Only the lines from the top of the records below through the line containing "years = list(range(0, 51))" should be printed, exactly and without pictures.
[START EXTRACTED DATA]
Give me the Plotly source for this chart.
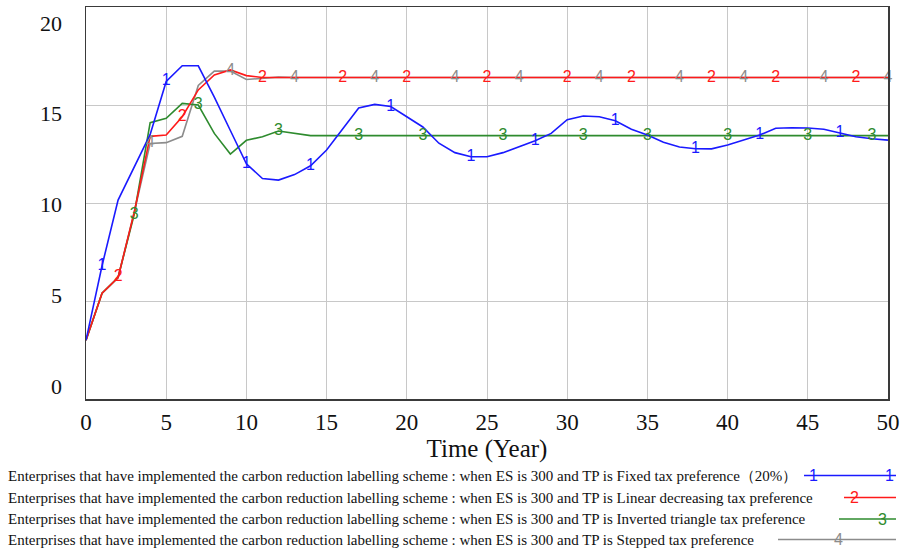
import plotly.graph_objects as go

# ---------------- data ----------------
years = list(range(0, 51))

fixed_tp = [3.0, 6.8, 10.15, 11.8, 13.5, 16.2, 17.0, 17.0, 15.4, 13.7,
            12.0, 11.25, 11.17, 11.45, 11.9, 12.7, 13.75, 14.85, 15.03, 14.92,
            14.4, 13.88, 13.05, 12.57, 12.36, 12.36, 12.57, 12.87, 13.18, 13.55,
            14.25, 14.44, 14.4, 14.2, 13.76, 13.47, 13.1, 12.86, 12.77, 12.76,
            12.96, 13.21, 13.47, 13.81, 13.84, 13.83, 13.76, 13.57, 13.38, 13.28,
            13.21]

linear_tp = [3.0, 5.4, 6.2, 9.5, 13.4, 13.47, 14.4, 15.77, 16.53, 16.79,
             16.5, 16.4, 16.4, 16.4, 16.4, 16.4, 16.4, 16.4, 16.4, 16.4,
             16.4, 16.4, 16.4, 16.4, 16.4, 16.4, 16.4, 16.4, 16.4, 16.4,
             16.4, 16.4, 16.4, 16.4, 16.4, 16.4, 16.4, 16.4, 16.4, 16.4,
             16.4, 16.4, 16.4, 16.4, 16.4, 16.4, 16.4, 16.4, 16.4, 16.4,
             16.4]

inverted_tp = [3.0, 5.4, 6.2, 9.4, 14.1, 14.32, 15.08, 15.0, 13.55, 12.5,
               13.2, 13.38, 13.67, 13.55, 13.44, 13.44, 13.44, 13.44, 13.44, 13.44,
               13.44, 13.44, 13.44, 13.44, 13.44, 13.44, 13.44, 13.44, 13.44, 13.44,
               13.44, 13.44, 13.44, 13.44, 13.44, 13.44, 13.44, 13.44, 13.44, 13.44,
               13.44, 13.44, 13.44, 13.44, 13.44, 13.44, 13.44, 13.44, 13.44, 13.44,
               13.44]

stepped_tp = [3.0, 5.4, 6.2, 9.5, 13.04, 13.08, 13.4, 16.0, 16.73, 16.73,
              16.3, 16.36, 16.42, 16.4, 16.4, 16.4, 16.4, 16.4, 16.4, 16.4,
              16.4, 16.4, 16.4, 16.4, 16.4, 16.4, 16.4, 16.4, 16.4, 16.4,
              16.4, 16.4, 16.4, 16.4, 16.4, 16.4, 16.4, 16.4, 16.4, 16.4,
              16.4, 16.4, 16.4, 16.4, 16.4, 16.4, 16.4, 16.4, 16.4, 16.4,
              16.4]

# years where the series number labels sit on each line
marks_fixed = [1, 5, 10, 14, 19, 24, 28, 33, 38, 42, 47]
marks_linear = [2, 6, 11, 16, 20, 25, 30, 34, 39, 43, 48]
marks_inverted = [3, 7, 12, 17, 21, 26, 31, 35, 40, 45, 49]
marks_stepped = [4, 9, 13, 18, 23, 27, 32, 37, 41, 46, 50]

x_ticks = [0, 5, 10, 15, 20, 25, 30, 35, 40, 45, 50]
y_ticks = [0, 5, 10, 15, 20]

prefix = ("Enterprises that have implemented the carbon reduction labelling scheme : "
          "when ES is 300 and TP is ")
legend_names = [prefix + "Fixed tax preference（20%）",
                prefix + "Linear decreasing tax preference",
                prefix + "Inverted triangle tax preference",
                prefix + "Stepped tax preference"]
series_ids = ["1", "2", "3", "4"]
colors = ["#1a1aff", "#ff1a1a", "#2e8b2e", "#8c8c8c"]

series = [fixed_tp, linear_tp, inverted_tp, stepped_tp]
marks = [marks_fixed, marks_linear, marks_inverted, marks_stepped]

# ---------------- figure ----------------
W, H = 904, 551
L, R, T, B = 86, 16, 7, 152
PW, PH = W - L - R, H - T - B


def px_x(p):
    return (p - L) / PW


def px_y(p):
    return (H - B - p) / PH


fig = go.Figure()
draw_order = [3, 2, 1, 0]
for i in draw_order:
    fig.add_trace(go.Scatter(x=years, y=series[i], mode="lines",
                             line=dict(color=colors[i], width=1.6),
                             name=legend_names[i], showlegend=False,
                             hoverinfo="skip"))
for i in draw_order:
    fig.add_trace(go.Scatter(x=marks[i], y=[series[i][years.index(m)] for m in marks[i]],
                             mode="text", text=[series_ids[i]] * len(marks[i]),
                             textposition="middle center",
                             textfont=dict(family="Liberation Sans", size=16, color=colors[i]),
                             showlegend=False, hoverinfo="skip", cliponaxis=False))

annotations = []
# y tick labels (Vensim-style spread placement)
for v in y_ticks:
    annotations.append(dict(x=px_x(64), y=v, xref="paper", yref="y", text=str(v),
                            showarrow=False, xanchor="right", yanchor="middle",
                            yshift=13 - 1.45 * v,
                            font=dict(family="Liberation Serif", size=22, color="#111")))

# legend rows
row_y = [475.5, 497.5, 519, 539.5]
seg = [(804, 896, [813, 889]), (844, 896, [854]), (839, 896, [882]), (778, 896, [838])]
shapes = []
for i in range(4):
    annotations.append(dict(x=px_x(6), y=px_y(row_y[i]), xref="paper", yref="paper",
                            text=legend_names[i], showarrow=False, xanchor="left",
                            yanchor="middle",
                            font=dict(family="Liberation Serif", size=15, color="#111")))
    x0, x1, mk = seg[i]
    shapes.append(dict(type="line", xref="paper", yref="paper",
                       x0=px_x(x0), x1=px_x(x1), y0=px_y(row_y[i]), y1=px_y(row_y[i]),
                       line=dict(color=colors[i], width=1.4)))
    for m in mk:
        annotations.append(dict(x=px_x(m), y=px_y(row_y[i]), xref="paper", yref="paper",
                                text=series_ids[i], showarrow=False, xanchor="center",
                                yanchor="middle",
                                font=dict(family="Liberation Sans", size=16, color=colors[i])))

fig.update_layout(
    width=W, height=H,
    margin=dict(l=L, r=R, t=T, b=B, autoexpand=False),
    paper_bgcolor="white", plot_bgcolor="white",
    showlegend=False,
    hovermode=False,
    annotations=annotations,
    shapes=shapes,
    xaxis=dict(range=[0, 50], tickvals=x_ticks, ticktext=[str(v) for v in x_ticks],
               showgrid=True, gridcolor="#c8c8c8", gridwidth=1,
               showline=True, linecolor="#3a3a3a", linewidth=1.5, mirror=True,
               zeroline=False, ticks="", ticklabelstandoff=2,
               tickfont=dict(family="Liberation Serif", size=23, color="#111"),
               title=dict(text="Time (Year)", standoff=2,
                          font=dict(family="Liberation Serif", size=25, color="#111"))),
    yaxis=dict(range=[0, 20], tickvals=y_ticks, showticklabels=False,
               showgrid=True, gridcolor="#c8c8c8", gridwidth=1,
               showline=True, linecolor="#3a3a3a", linewidth=1.5, mirror=True,
               zeroline=False, ticks=""),
)

fig.write_html("out.html",
               config={"displayModeBar": False, "staticPlot": True},
               post_script="document.body.style.margin='0';"
                           "document.body.style.overflow='hidden';")
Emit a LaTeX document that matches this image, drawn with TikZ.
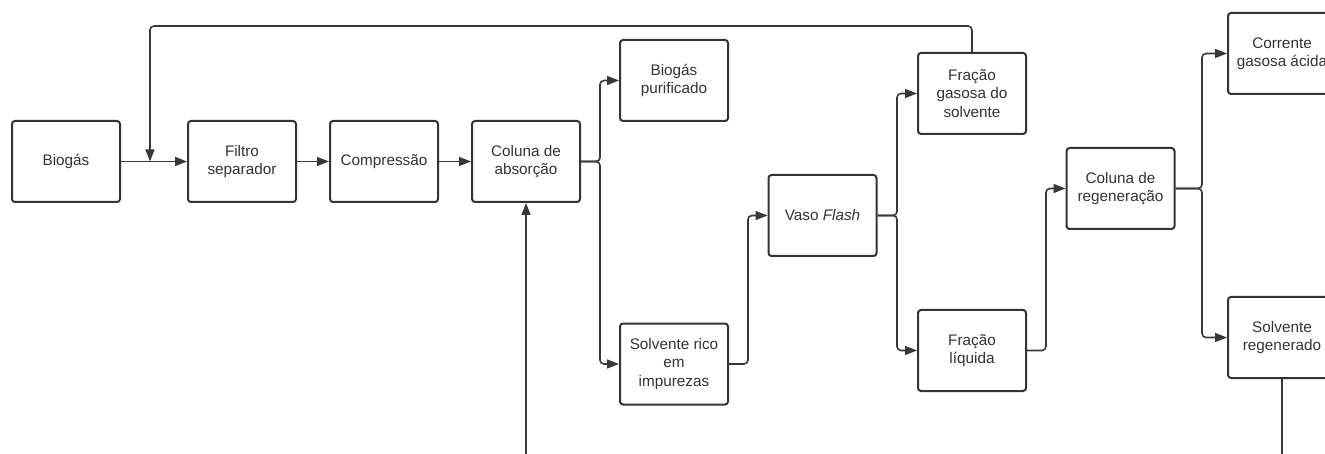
\documentclass[tikz,border=0pt]{standalone}
\usepackage{fontspec}
\setmainfont{Liberation Sans}
\usetikzlibrary{arrows.meta}
\definecolor{ink}{HTML}{333333}
\definecolor{wire}{HTML}{383838}
\begin{document}
\begin{tikzpicture}[x=1pt,y=-1pt,
  block/.style={draw=ink, line width=2pt, rounded corners=3pt, fill=white,
    minimum width=108pt, minimum height=81pt, inner sep=2pt,
    align=center, text=ink, font=\fontsize{15.3}{18.3}\selectfont},
  flow/.style={draw=wire, line width=1.6pt, rounded corners=4pt,
    -{Triangle[length=12pt,width=9pt]}},
  feed/.style={draw=wire, line width=1.6pt, rounded corners=4pt}]
\useasboundingbox (0,0) rectangle (1325,454);
\clip (0,0) rectangle (1325,454);
\fill[white] (0,0) rectangle (1325,454);

% process blocks
\node[block] (bio)   at (66,161.5)    {Biogás};
\node[block] (filt)  at (242,161.5)   {Filtro\\separador};
\node[block] (comp)  at (384,161.5)   {Compressão};
\node[block] (col)   at (526,161.5)   {Coluna de\\absorção};
\node[block] (pur)   at (674,80.5)    {Biogás\\purificado};
\node[block] (rico)  at (674,364)     {Solvente rico\\em\\impurezas};
\node[block] (flash) at (822.5,215.5) {Vaso \textit{Flash}};
\node[block] (gas)   at (972,93.5)    {Fração\\gasosa do\\solvente};
\node[block] (liq)   at (972,350.5)   {Fração\\líquida};
\node[block] (reg)   at (1120.5,188.5){Coluna de\\regeneração};
\node[block] (acid)  at (1282,53.5)   {Corrente\\gasosa ácida};
\node[block] (regen) at (1282,337.5)  {Solvente\\regenerado};

% free ends and junctions
\coordinate (mix)   at (150,161.5);
\coordinate (solin) at (526,454);
\coordinate (solout) at (1282,454);

% main line
\draw[flow] (bio) -- (filt);
\draw[flow] (filt) -- (comp);
\draw[flow] (comp) -- (col);

% absorber outlets
\draw[flow] (col.east) -- (600,161.5) |- (pur.west);
\draw[flow] (col.east) -- (600,161.5) |- (rico.west);

% flash vessel
\draw[flow] (rico.east) -- (748,364) |- (flash.west);
\draw[flow] (flash.east) -- (897,215.5) |- (gas.west);
\draw[flow] (flash.east) -- (897,215.5) |- (liq.west);

% regeneration
\draw[flow] (liq.east) -- (1046,350.5) |- (reg.west);
\draw[flow] (reg.east) -- (1202,188.5) |- (acid.west);
\draw[flow] (reg.east) -- (1202,188.5) |- (regen.west);

% recycle of flash gas back to the inlet
\draw[flow] (gas.north) -- (972,26) -| (mix);

% regenerated solvent loop
\draw[flow] (solin) -- (col.south);
\draw[feed] (regen.south) -- (solout);
\end{tikzpicture}
\end{document}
[END EXTRACTED DATA]
• [SOLUTION TO THIS TASK]:
Give me the Plotly source for this chart.
import plotly.graph_objects as go

# ---------------- data ----------------
years = list(range(0, 51))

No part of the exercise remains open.